So yesterday morning at 10:00 I found out I had to make a speech at our 4:00 staff meeting about a successful client presentation we'd just done. We call these monthly speeches our "creative showcase," and there's increasing pressure to make them, well, really creative. My first instinct was to write alternate lyrics to "We Will Rock You" and chant my presentation to a clapping-colleague drumbeat, but that seemed like a lot of work. My second plan was to write everything in a cheesy Dr. Seuss cadence -- and it actually turned out kinda cute. Observe:
Oh, we are the bankers
with a product that's slow.
It should be a winner
in our PORT-fo-li-O.
The poem was a hit when I showed it to the creative team a few hours before the staff meeting. And when I mentioned my earlier "We Will Rock You" idea, we discovered that Dr. Seuss and Queen's thump-thump-CLAP go surprisingly well together. (Go ahead -- try it.)
And this is how "We Will POP You" was born. (For those of you not in the biz, POP is short for Point of Purchase. We were showing the staff some POP signage and support materials we'd developed for a very happy client.) Everyone in the company seemed to love the song, but it didn't hurt that everyone was well-lubricated on champagne to celebrate the fact that we won two new clients in the last few weeks.
After work I met Bob for a great Star of Siam dinner. Then we headed to the Goodman Theatre for a fascinating production of The Play About the Baby, which is part of the Goodman's Edward Albee Festival.

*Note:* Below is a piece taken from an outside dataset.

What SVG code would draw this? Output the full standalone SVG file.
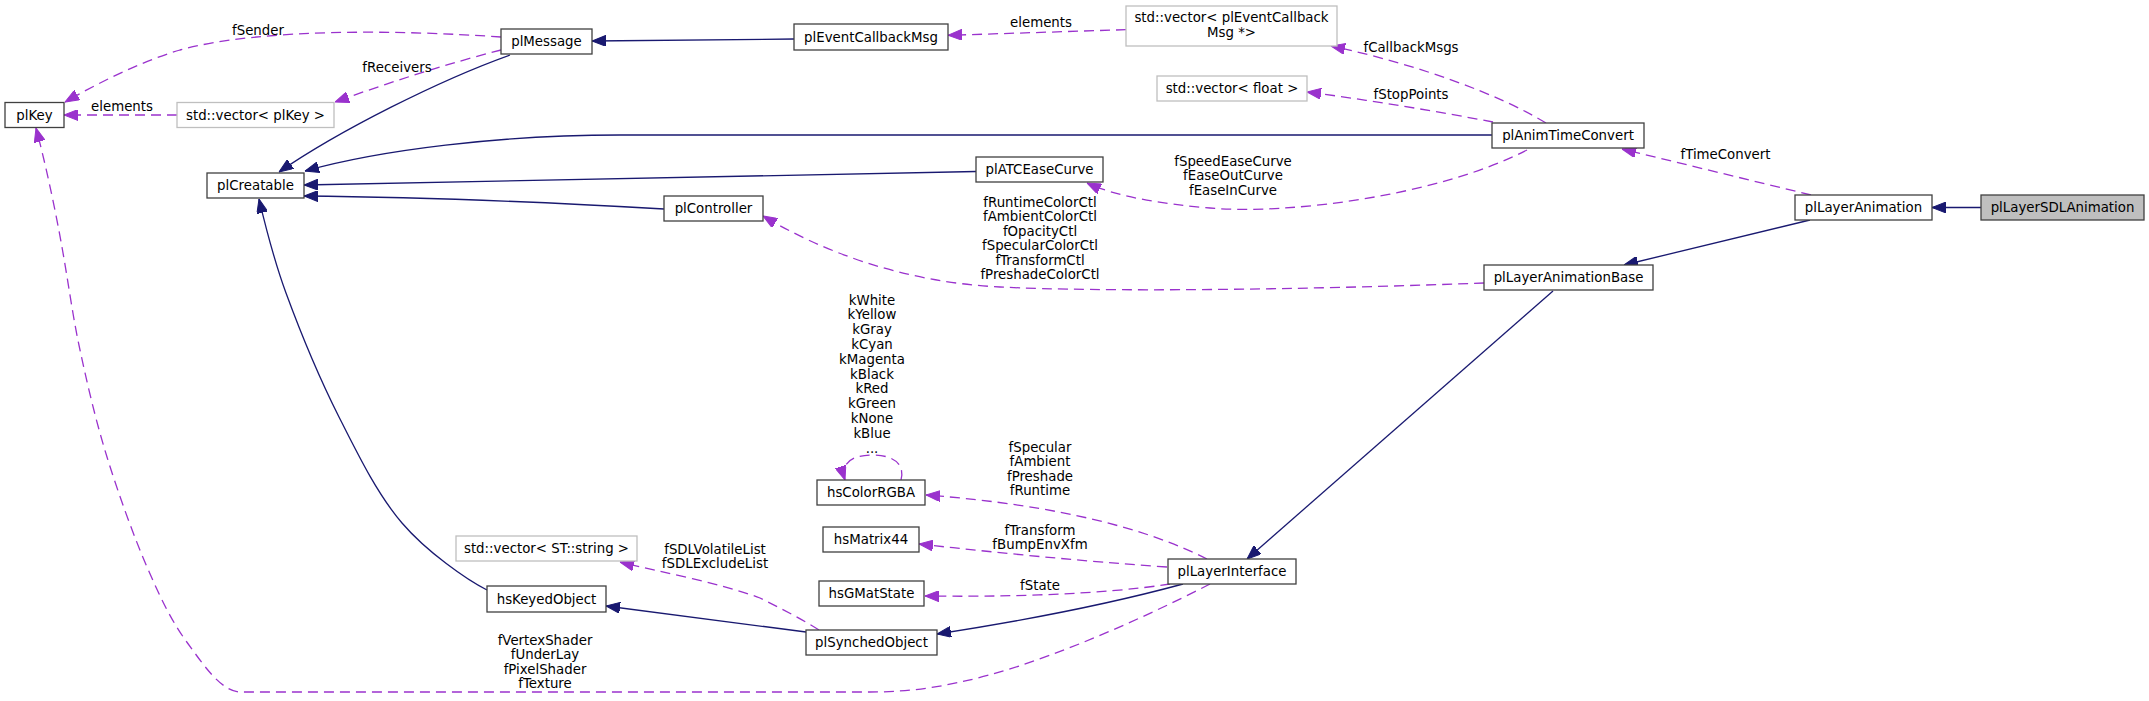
<svg xmlns="http://www.w3.org/2000/svg" width="2149" height="701" viewBox="0 0 2149 701">
<style>
text{font-family:"DejaVu Sans","Liberation Sans",sans-serif;font-size:13.33px;fill:#000;text-anchor:middle}
.n rect{fill:#fff;stroke:#404040;stroke-width:1.3}
.g rect{fill:#fff;stroke:#bfbfbf;stroke-width:1.3}
.t rect{fill:#bfbfbf;stroke:#404040;stroke-width:1.3}
.inh{fill:none;stroke:#191970;stroke-width:1.3}
.use{fill:none;stroke:#9a32cd;stroke-width:1.3;stroke-dasharray:10,6}
</style>
<defs>
<marker id="ab" markerWidth="14" markerHeight="11" refX="14" refY="5.5" orient="auto" markerUnits="userSpaceOnUse"><path d="M0,0 L14,5.5 L0,11 z" fill="#191970" stroke="#191970"/></marker>
<marker id="ap" markerWidth="14" markerHeight="11" refX="14" refY="5.5" orient="auto" markerUnits="userSpaceOnUse"><path d="M0,0 L14,5.5 L0,11 z" fill="#9a32cd" stroke="#9a32cd"/></marker>
</defs>
<rect width="2149" height="701" fill="#fff"/>
<g id="connectors">
<!-- inheritance -->
<path class="inh" marker-end="url(#ab)" d="M1981,207.5 L1932,207.5"/>
<path class="inh" marker-end="url(#ab)" d="M1810,220 L1624,265"/>
<path class="inh" marker-end="url(#ab)" d="M1553,291 L1247,559"/>
<path class="inh" marker-end="url(#ab)" d="M1183,584 Q1080,612 937,634"/>
<path class="inh" marker-end="url(#ab)" d="M806,632 L606,606"/>
<path class="inh" marker-end="url(#ab)" d="M487,590 C467,580 426.7,551.8 402,523 C377.3,494.2 358.3,455.3 339,417 C319.7,378.7 299.3,329.2 286,293 C272.7,256.8 264,220 259,199"/>
<path class="inh" marker-end="url(#ab)" d="M510,55 C440,80 340,130 279,172"/>
<path class="inh" marker-end="url(#ab)" d="M794,39 L592,41"/>
<path class="inh" marker-end="url(#ab)" d="M1492,135 L620,135 C500,135 380,150 305,171"/>
<path class="inh" marker-end="url(#ab)" d="M976,171.5 Q640,177 304,185"/>
<path class="inh" marker-end="url(#ab)" d="M664,209 C560,203 420,197 304,196"/>
<!-- usage -->
<path class="use" marker-end="url(#ap)" d="M501,37 C400,30 260,28 180,50 C140,62 100,82 65,102"/>
<text x="258" y="34.5">fSender</text>
<path class="use" marker-end="url(#ap)" d="M501,50 C450,63 390,82 335,102"/>
<text x="397" y="72">fReceivers</text>
<path class="use" marker-end="url(#ap)" d="M177,115 L64,115"/>
<text x="122" y="110.5">elements</text>
<path class="use" marker-end="url(#ap)" d="M1210,584 C1130,625 1030,668 960,682 C930,689 900,692 870,692 L241,692 C221,692 203.2,664.3 187.5,643 C171.8,621.7 160.4,598 147,567 C133.6,536 118.2,493.2 107,457 C95.8,420.8 87.4,384.5 80,350 C72.6,315.5 69.9,292.2 62.5,250 C55.1,207.8 44.6,160 36,128"/>
<text x="545" y="644.5">fVertexShader</text>
<text x="545" y="659">fUnderLay</text>
<text x="545" y="673.5">fPixelShader</text>
<text x="545" y="688">fTexture</text>
<path class="use" marker-end="url(#ap)" d="M1126,29.7 L948,35.3"/>
<text x="1041" y="27">elements</text>
<path class="use" marker-end="url(#ap)" d="M1546,123 C1500,95 1420,65 1331,46"/>
<text x="1411" y="51.5">fCallbackMsgs</text>
<path class="use" marker-end="url(#ap)" d="M1493,122 C1440,112 1370,100 1307,92"/>
<text x="1411" y="99">fStopPoints</text>
<path class="use" marker-end="url(#ap)" d="M1527,150 C1440,195 1290,215 1210,208 C1160,204 1115,196 1087,183"/>
<text x="1233" y="165.5">fSpeedEaseCurve</text>
<text x="1233" y="180">fEaseOutCurve</text>
<text x="1233" y="194.5">fEaseInCurve</text>
<path class="use" marker-end="url(#ap)" d="M1811,195 L1622,149"/>
<text x="1725.5" y="159">fTimeConvert</text>
<path class="use" marker-end="url(#ap)" d="M1484,283 C1300,290 1100,292 1000,287 C900,282 820,250 763,216"/>
<text x="1040" y="206.5">fRuntimeColorCtl</text>
<text x="1040" y="221">fAmbientColorCtl</text>
<text x="1040" y="235.5">fOpacityCtl</text>
<text x="1040" y="250">fSpecularColorCtl</text>
<text x="1040" y="264.5">fTransformCtl</text>
<text x="1040" y="279">fPreshadeColorCtl</text>
<path class="use" marker-end="url(#ap)" d="M901,480 C905,465 895,455 872,455 C850,455 840,465 845,480"/>
<text x="872" y="304.5">kWhite</text>
<text x="872" y="319.3">kYellow</text>
<text x="872" y="334.1">kGray</text>
<text x="872" y="348.9">kCyan</text>
<text x="872" y="363.7">kMagenta</text>
<text x="872" y="378.5">kBlack</text>
<text x="872" y="393.3">kRed</text>
<text x="872" y="408.1">kGreen</text>
<text x="872" y="422.9">kNone</text>
<text x="872" y="437.7">kBlue</text>
<text x="872" y="452.5">...</text>
<path class="use" marker-end="url(#ap)" d="M1207,559 C1150,530 1060,505 926,495"/>
<text x="1040" y="451.5">fSpecular</text>
<text x="1040" y="466">fAmbient</text>
<text x="1040" y="480.5">fPreshade</text>
<text x="1040" y="495">fRuntime</text>
<path class="use" marker-end="url(#ap)" d="M1167,567 C1080,561 1000,553 919,544"/>
<text x="1040" y="534.5">fTransform</text>
<text x="1040" y="549">fBumpEnvXfm</text>
<path class="use" marker-end="url(#ap)" d="M1170,584 C1100,595 1000,597 925,596"/>
<text x="1040" y="589.5">fState</text>
<path class="use" marker-end="url(#ap)" d="M819,630 C800,618 780,608 760,598 C720,583 660,572 620,562"/>
<text x="715" y="553.5">fSDLVolatileList</text>
<text x="715" y="568">fSDLExcludeList</text>
</g>
<g id="plKey" class="n"><rect x="5" y="102.5" width="59" height="25"/><text x="34.5" y="119.5">plKey</text></g>
<g id="vector_plKey" class="g"><rect x="177" y="102.5" width="157" height="25"/><text x="255.5" y="119.5">std::vector&lt; plKey &gt;</text></g>
<g id="plMessage" class="n"><rect x="501" y="29" width="91" height="25"/><text x="546.5" y="46">plMessage</text></g>
<g id="plEventCallbackMsg" class="n"><rect x="794" y="24" width="154" height="26"/><text x="871" y="41.5">plEventCallbackMsg</text></g>
<g id="vector_plEventCallbackMsg" class="g"><rect x="1126" y="6" width="211" height="40"/><text x="1231.5" y="22">std::vector&lt; plEventCallback</text><text x="1231.5" y="37">Msg *&gt;</text></g>
<g id="vector_float" class="g"><rect x="1157" y="76" width="150" height="25"/><text x="1232" y="93">std::vector&lt; float &gt;</text></g>
<g id="plAnimTimeConvert" class="n"><rect x="1492" y="123" width="152" height="25"/><text x="1568" y="140">plAnimTimeConvert</text></g>
<g id="plCreatable" class="n"><rect x="207" y="173" width="97" height="25"/><text x="255.5" y="190">plCreatable</text></g>
<g id="plATCEaseCurve" class="n"><rect x="976" y="157" width="127" height="25"/><text x="1039.5" y="174">plATCEaseCurve</text></g>
<g id="plLayerAnimation" class="n"><rect x="1795" y="195" width="137" height="25"/><text x="1863.5" y="212">plLayerAnimation</text></g>
<g id="plLayerSDLAnimation" class="t"><rect x="1981" y="195" width="163" height="25"/><text x="2062.5" y="212">plLayerSDLAnimation</text></g>
<g id="plController" class="n"><rect x="664" y="196" width="99" height="25"/><text x="713.5" y="213">plController</text></g>
<g id="plLayerAnimationBase" class="n"><rect x="1484" y="265" width="169" height="25"/><text x="1568.5" y="282">plLayerAnimationBase</text></g>
<g id="hsColorRGBA" class="n"><rect x="817" y="480" width="108" height="25"/><text x="871" y="497">hsColorRGBA</text></g>
<g id="hsMatrix44" class="n"><rect x="823" y="527" width="96" height="25"/><text x="871" y="544">hsMatrix44</text></g>
<g id="vector_STstring" class="g"><rect x="456" y="536" width="181" height="25"/><text x="546.5" y="553">std::vector&lt; ST::string &gt;</text></g>
<g id="hsGMatState" class="n"><rect x="819" y="581" width="105" height="25"/><text x="871.5" y="598">hsGMatState</text></g>
<g id="plLayerInterface" class="n"><rect x="1168" y="559" width="128" height="25"/><text x="1232" y="576">plLayerInterface</text></g>
<g id="hsKeyedObject" class="n"><rect x="487" y="586" width="119" height="26"/><text x="546.5" y="603.5">hsKeyedObject</text></g>
<g id="plSynchedObject" class="n"><rect x="806" y="630" width="131" height="25"/><text x="871.5" y="647">plSynchedObject</text></g>
</svg>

I fell in love with Albee when I first read Who's Afraid of Virginia Woolf? in college, and I've tried to read or see everything of his since then. He's such a master of language and of exploring reality (and imagined reality) through absurdity and logic. And beneath the highbrow facade of his work lies a wickedly twisted, angry mind. The Play About the Baby employs devices like the unnamed and ultimately destructive visitors from his The Lady from Dubuque and characters like the outwardly strong but inwardly helpless Honey (and the never-seen child) from Virginia Woolf, but it breaks new ground exploring the use of distraction (how close can you pay attention when a stunning naked man runs across the stage during the high point of a monologue?) in the search for truth.
Enough exegesis. The play is fascinating, engaging and pleasantly disturbing. And if you get nothing out of the play, the hot naked man (with his tiny little waist and his perfect nipples) is worth the price of admission alone. But isn't he always?